--- Start DATASET EXCERPT ---
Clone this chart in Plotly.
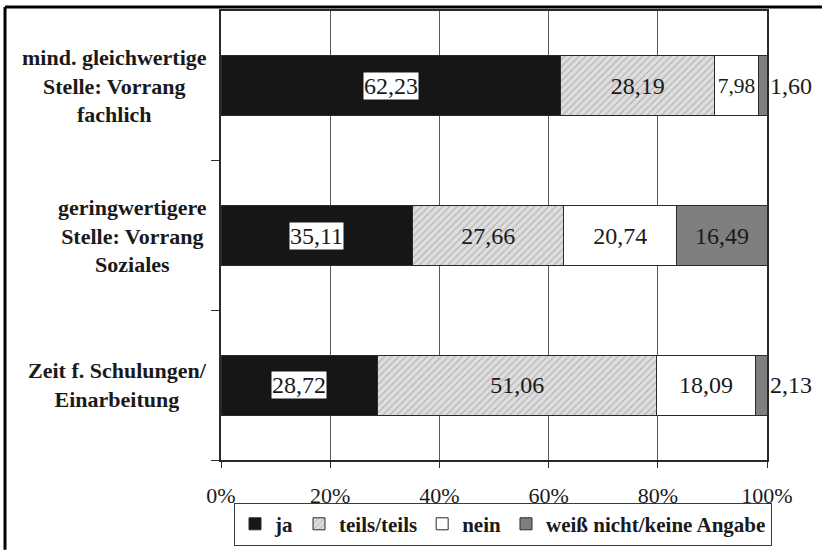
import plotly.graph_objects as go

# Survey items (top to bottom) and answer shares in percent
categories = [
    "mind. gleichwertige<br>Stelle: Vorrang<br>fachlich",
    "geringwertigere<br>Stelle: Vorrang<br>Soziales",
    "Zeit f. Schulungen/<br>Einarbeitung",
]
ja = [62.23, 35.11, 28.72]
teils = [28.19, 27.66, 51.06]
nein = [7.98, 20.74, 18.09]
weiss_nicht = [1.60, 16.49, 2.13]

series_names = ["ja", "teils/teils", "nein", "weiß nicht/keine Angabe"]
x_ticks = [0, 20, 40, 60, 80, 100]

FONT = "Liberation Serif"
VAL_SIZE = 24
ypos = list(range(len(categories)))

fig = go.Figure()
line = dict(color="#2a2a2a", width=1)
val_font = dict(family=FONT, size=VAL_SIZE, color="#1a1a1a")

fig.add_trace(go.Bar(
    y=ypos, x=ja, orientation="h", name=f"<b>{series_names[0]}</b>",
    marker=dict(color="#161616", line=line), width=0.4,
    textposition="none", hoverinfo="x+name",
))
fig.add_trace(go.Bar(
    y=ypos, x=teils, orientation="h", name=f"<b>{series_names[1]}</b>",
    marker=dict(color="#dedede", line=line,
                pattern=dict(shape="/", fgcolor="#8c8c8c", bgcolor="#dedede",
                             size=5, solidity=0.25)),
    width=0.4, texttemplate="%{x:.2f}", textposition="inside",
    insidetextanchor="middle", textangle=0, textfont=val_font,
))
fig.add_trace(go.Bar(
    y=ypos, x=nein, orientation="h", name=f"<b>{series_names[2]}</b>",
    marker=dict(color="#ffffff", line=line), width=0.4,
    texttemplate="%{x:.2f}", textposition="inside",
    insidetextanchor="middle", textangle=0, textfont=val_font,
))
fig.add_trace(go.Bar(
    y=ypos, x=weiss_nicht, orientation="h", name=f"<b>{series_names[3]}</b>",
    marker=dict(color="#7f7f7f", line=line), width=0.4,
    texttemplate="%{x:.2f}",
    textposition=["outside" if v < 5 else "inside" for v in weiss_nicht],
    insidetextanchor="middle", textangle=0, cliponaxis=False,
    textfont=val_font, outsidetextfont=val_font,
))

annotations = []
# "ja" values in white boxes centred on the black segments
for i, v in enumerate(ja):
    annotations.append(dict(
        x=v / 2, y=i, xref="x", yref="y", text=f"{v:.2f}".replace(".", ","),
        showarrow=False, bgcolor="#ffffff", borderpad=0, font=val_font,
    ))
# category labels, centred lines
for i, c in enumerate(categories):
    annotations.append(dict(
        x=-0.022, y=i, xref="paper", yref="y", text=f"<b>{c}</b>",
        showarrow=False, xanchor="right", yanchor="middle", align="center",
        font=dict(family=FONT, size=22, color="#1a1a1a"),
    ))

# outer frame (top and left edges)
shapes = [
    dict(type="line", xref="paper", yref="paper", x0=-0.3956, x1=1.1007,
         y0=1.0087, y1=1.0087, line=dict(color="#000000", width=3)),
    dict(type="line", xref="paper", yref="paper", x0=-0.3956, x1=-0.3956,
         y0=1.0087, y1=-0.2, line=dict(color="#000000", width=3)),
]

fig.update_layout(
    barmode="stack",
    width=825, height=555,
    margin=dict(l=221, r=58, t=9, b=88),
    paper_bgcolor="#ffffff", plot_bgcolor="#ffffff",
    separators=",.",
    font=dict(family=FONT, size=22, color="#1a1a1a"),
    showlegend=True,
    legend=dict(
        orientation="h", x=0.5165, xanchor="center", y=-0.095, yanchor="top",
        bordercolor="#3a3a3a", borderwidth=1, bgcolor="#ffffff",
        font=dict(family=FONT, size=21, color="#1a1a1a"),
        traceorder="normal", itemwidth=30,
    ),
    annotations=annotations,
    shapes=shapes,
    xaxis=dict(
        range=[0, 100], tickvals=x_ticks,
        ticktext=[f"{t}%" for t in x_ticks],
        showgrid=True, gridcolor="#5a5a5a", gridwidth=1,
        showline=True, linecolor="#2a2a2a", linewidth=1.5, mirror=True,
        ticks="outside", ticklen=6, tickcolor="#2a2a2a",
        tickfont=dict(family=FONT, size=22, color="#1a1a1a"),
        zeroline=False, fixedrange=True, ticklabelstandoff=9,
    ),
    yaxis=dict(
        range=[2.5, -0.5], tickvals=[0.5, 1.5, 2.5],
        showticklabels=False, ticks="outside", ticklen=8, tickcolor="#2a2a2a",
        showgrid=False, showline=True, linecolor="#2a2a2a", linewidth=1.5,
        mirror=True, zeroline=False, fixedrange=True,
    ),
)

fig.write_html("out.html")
--- End DATASET EXCERPT ---
**TASK TO COMPLETE**
Omit the pictures, then output the rest of the listing exactly.

**RESULT OF THE EXERCISE**
Clone this chart in Plotly.
import plotly.graph_objects as go

# Survey items (top to bottom) and answer shares in percent
categories = [
    "mind. gleichwertige<br>Stelle: Vorrang<br>fachlich",
    "geringwertigere<br>Stelle: Vorrang<br>Soziales",
    "Zeit f. Schulungen/<br>Einarbeitung",
]
ja = [62.23, 35.11, 28.72]
teils = [28.19, 27.66, 51.06]
nein = [7.98, 20.74, 18.09]
weiss_nicht = [1.60, 16.49, 2.13]

series_names = ["ja", "teils/teils", "nein", "weiß nicht/keine Angabe"]
x_ticks = [0, 20, 40, 60, 80, 100]

FONT = "Liberation Serif"
VAL_SIZE = 24
ypos = list(range(len(categories)))

fig = go.Figure()
line = dict(color="#2a2a2a", width=1)
val_font = dict(family=FONT, size=VAL_SIZE, color="#1a1a1a")

fig.add_trace(go.Bar(
    y=ypos, x=ja, orientation="h", name=f"<b>{series_names[0]}</b>",
    marker=dict(color="#161616", line=line), width=0.4,
    textposition="none", hoverinfo="x+name",
))
fig.add_trace(go.Bar(
    y=ypos, x=teils, orientation="h", name=f"<b>{series_names[1]}</b>",
    marker=dict(color="#dedede", line=line,
                pattern=dict(shape="/", fgcolor="#8c8c8c", bgcolor="#dedede",
                             size=5, solidity=0.25)),
    width=0.4, texttemplate="%{x:.2f}", textposition="inside",
    insidetextanchor="middle", textangle=0, textfont=val_font,
))
fig.add_trace(go.Bar(
    y=ypos, x=nein, orientation="h", name=f"<b>{series_names[2]}</b>",
    marker=dict(color="#ffffff", line=line), width=0.4,
    texttemplate="%{x:.2f}", textposition="inside",
    insidetextanchor="middle", textangle=0, textfont=val_font,
))
fig.add_trace(go.Bar(
    y=ypos, x=weiss_nicht, orientation="h", name=f"<b>{series_names[3]}</b>",
    marker=dict(color="#7f7f7f", line=line), width=0.4,
    texttemplate="%{x:.2f}",
    textposition=["outside" if v < 5 else "inside" for v in weiss_nicht],
    insidetextanchor="middle", textangle=0, cliponaxis=False,
    textfont=val_font, outsidetextfont=val_font,
))

annotations = []
# "ja" values in white boxes centred on the black segments
for i, v in enumerate(ja):
    annotations.append(dict(
        x=v / 2, y=i, xref="x", yref="y", text=f"{v:.2f}".replace(".", ","),
        showarrow=False, bgcolor="#ffffff", borderpad=0, font=val_font,
    ))
# category labels, centred lines
for i, c in enumerate(categories):
    annotations.append(dict(
        x=-0.022, y=i, xref="paper", yref="y", text=f"<b>{c}</b>",
        showarrow=False, xanchor="right", yanchor="middle", align="center",
        font=dict(family=FONT, size=22, color="#1a1a1a"),
    ))

# outer frame (top and left edges)
shapes = [
    dict(type="line", xref="paper", yref="paper", x0=-0.3956, x1=1.1007,
         y0=1.0087, y1=1.0087, line=dict(color="#000000", width=3)),
    dict(type="line", xref="paper", yref="paper", x0=-0.3956, x1=-0.3956,
         y0=1.0087, y1=-0.2, line=dict(color="#000000", width=3)),
]

fig.update_layout(
    barmode="stack",
    width=825, height=555,
    margin=dict(l=221, r=58, t=9, b=88),
    paper_bgcolor="#ffffff", plot_bgcolor="#ffffff",
    separators=",.",
    font=dict(family=FONT, size=22, color="#1a1a1a"),
    showlegend=True,
    legend=dict(
        orientation="h", x=0.5165, xanchor="center", y=-0.095, yanchor="top",
        bordercolor="#3a3a3a", borderwidth=1, bgcolor="#ffffff",
        font=dict(family=FONT, size=21, color="#1a1a1a"),
        traceorder="normal", itemwidth=30,
    ),
    annotations=annotations,
    shapes=shapes,
    xaxis=dict(
        range=[0, 100], tickvals=x_ticks,
        ticktext=[f"{t}%" for t in x_ticks],
        showgrid=True, gridcolor="#5a5a5a", gridwidth=1,
        showline=True, linecolor="#2a2a2a", linewidth=1.5, mirror=True,
        ticks="outside", ticklen=6, tickcolor="#2a2a2a",
        tickfont=dict(family=FONT, size=22, color="#1a1a1a"),
        zeroline=False, fixedrange=True, ticklabelstandoff=9,
    ),
    yaxis=dict(
        range=[2.5, -0.5], tickvals=[0.5, 1.5, 2.5],
        showticklabels=False, ticks="outside", ticklen=8, tickcolor="#2a2a2a",
        showgrid=False, showline=True, linecolor="#2a2a2a", linewidth=1.5,
        mirror=True, zeroline=False, fixedrange=True,
    ),
)

fig.write_html("out.html")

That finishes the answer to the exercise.